Usually, the most innovative companies in America are considered to be technology companies - Amazon, Google, Apple and the like. Occasionally, a company like Jet Blue hits the radar. Maybe, just maybe, a consumer packaged goods company like P&G or a big conglomerate like General Electric earns a favorable mention in a mainstream business publication for their emphasis on innovation.
Yet, hardly anyone ever mentions companies from the financial services sector - despite the fact that some of the greatest innovations of the past 25 years have occurred in finance. What about the modern mutual fund, the stock option, the foreign currency swap, the, ahem, junk bond? Aren’t these all examples of new product innovation? Or consider the fact that many banks are completely redesigning themselves to look like retail stores, complete with bright lighting, comfortable couches and perky sales associates. Isn’t that an example of service innovation within the financial services sector?

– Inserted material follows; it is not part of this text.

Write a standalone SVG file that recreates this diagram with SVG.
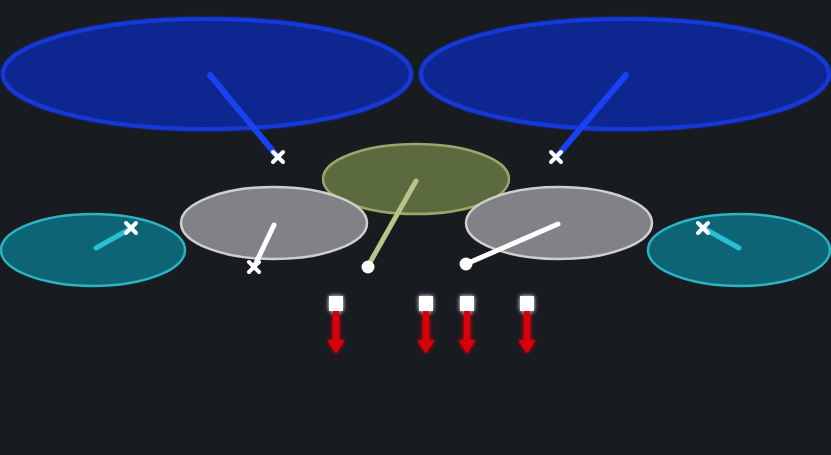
<svg xmlns="http://www.w3.org/2000/svg" width="831" height="455" viewBox="0 0 831 455">
<defs>
<style>
.blue{fill:#102890;stroke:#1538d8;stroke-width:4}
.olive{fill:#5c6a40;stroke:#98a868;stroke-width:2.5}
.gray{fill:#808285;stroke:#cfcfcf;stroke-width:2.5}
.cyan{fill:#0d6474;stroke:#2ab4c4;stroke-width:2.5}
.x{stroke:#ffffff;stroke-width:4;stroke-linecap:round}
.sq{fill:#ffffff}
.red{stroke:#d8000f;stroke-width:6.5}
.redh{fill:#d8000f;stroke:#d8000f;stroke-width:2;stroke-linejoin:round}
</style>
<filter id="glow" x="-50%" y="-50%" width="200%" height="200%">
<feGaussianBlur stdDeviation="2" result="b"/>
<feMerge><feMergeNode in="b"/><feMergeNode in="SourceGraphic"/></feMerge>
</filter>
<filter id="soft" x="-10%" y="-10%" width="120%" height="120%">
<feGaussianBlur stdDeviation="1.2" result="b"/>
<feMerge><feMergeNode in="b"/><feMergeNode in="SourceGraphic"/></feMerge>
</filter>
</defs>
<rect width="831" height="455" fill="#181b20"/>
<g id="cymbal-left" filter="url(#soft)"><ellipse class="blue" cx="207" cy="74" rx="204" ry="55"/></g>
<g id="cymbal-right" filter="url(#soft)"><ellipse class="blue" cx="625" cy="74" rx="204" ry="55"/></g>
<g id="tom-center"><ellipse class="olive" cx="416" cy="179" rx="93" ry="35"/></g>
<g id="tom-left"><ellipse class="gray" cx="274" cy="223" rx="93" ry="36"/></g>
<g id="tom-right"><ellipse class="gray" cx="559" cy="223" rx="93" ry="36"/></g>
<g id="hihat-left"><ellipse class="cyan" cx="93" cy="250" rx="92" ry="36"/></g>
<g id="hihat-right"><ellipse class="cyan" cx="739" cy="250" rx="91" ry="36"/></g>
<g id="connectors" stroke-linecap="round">
<line x1="210" y1="75" x2="276" y2="155" stroke="#1a42f0" stroke-width="6"/>
<line x1="626" y1="75" x2="558" y2="155" stroke="#1a42f0" stroke-width="6"/>
<line x1="416" y1="181" x2="368" y2="266" stroke="#b6c68a" stroke-width="5"/>
<line x1="274" y1="225" x2="255" y2="265" stroke="#ffffff" stroke-width="5"/>
<line x1="558" y1="224" x2="466" y2="264" stroke="#ffffff" stroke-width="5"/>
<line x1="96" y1="248" x2="130" y2="229" stroke="#28c0d4" stroke-width="5"/>
<line x1="739" y1="248" x2="705" y2="229" stroke="#28c0d4" stroke-width="5"/>
<circle cx="368" cy="267" r="6.5" fill="#ffffff"/>
<circle cx="466" cy="264" r="6.5" fill="#ffffff"/>
<path class="x" d="M273 152l10 10M283 152l-10 10"/>
<path class="x" d="M551 152l10 10M561 152l-10 10"/>
<path class="x" d="M249 262l10 10M259 262l-10 10"/>
<path class="x" d="M126 223l10 10M136 223l-10 10"/>
<path class="x" d="M698 223l10 10M708 223l-10 10"/>
</g>
<g id="arrow-1" filter="url(#glow)"><line class="red" x1="336" y1="310" x2="336" y2="342"/><path class="redh" d="M329 341h14l-7 11z"/><rect class="sq" x="329" y="296" width="14" height="15"/></g>
<g id="arrow-2" filter="url(#glow)"><line class="red" x1="426" y1="310" x2="426" y2="342"/><path class="redh" d="M419 341h14l-7 11z"/><rect class="sq" x="419" y="296" width="14" height="15"/></g>
<g id="arrow-3" filter="url(#glow)"><line class="red" x1="467" y1="310" x2="467" y2="342"/><path class="redh" d="M460 341h14l-7 11z"/><rect class="sq" x="460" y="296" width="14" height="15"/></g>
<g id="arrow-4" filter="url(#glow)"><line class="red" x1="527" y1="310" x2="527" y2="342"/><path class="redh" d="M520 341h14l-7 11z"/><rect class="sq" x="520" y="296" width="14" height="15"/></g>
</svg>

In 2002, Peter Tufano, a professor at Harvard Business School, wrote an interesting paper on the topic of financial innovation (available as a 44-page PDF). Tufano looked at the taxonomy of financial innovation and outlined a number of reasons for the explosion in financial innovation in recent years. In many ways, financial innovation is much like more traditional forms of business innovation:
Financial markets have continued to produce a multitude of new products, including many new forms of derivatives, alternative risk transfer products, exchange traded funds, and variants of tax-deductible equity. A longer view suggests that financial innovation — like innovation elsewhere in business — is an ongoing process whereby private parties experiment to try to differentiate their products and services, responding to both sudden and gradual changes in the economy.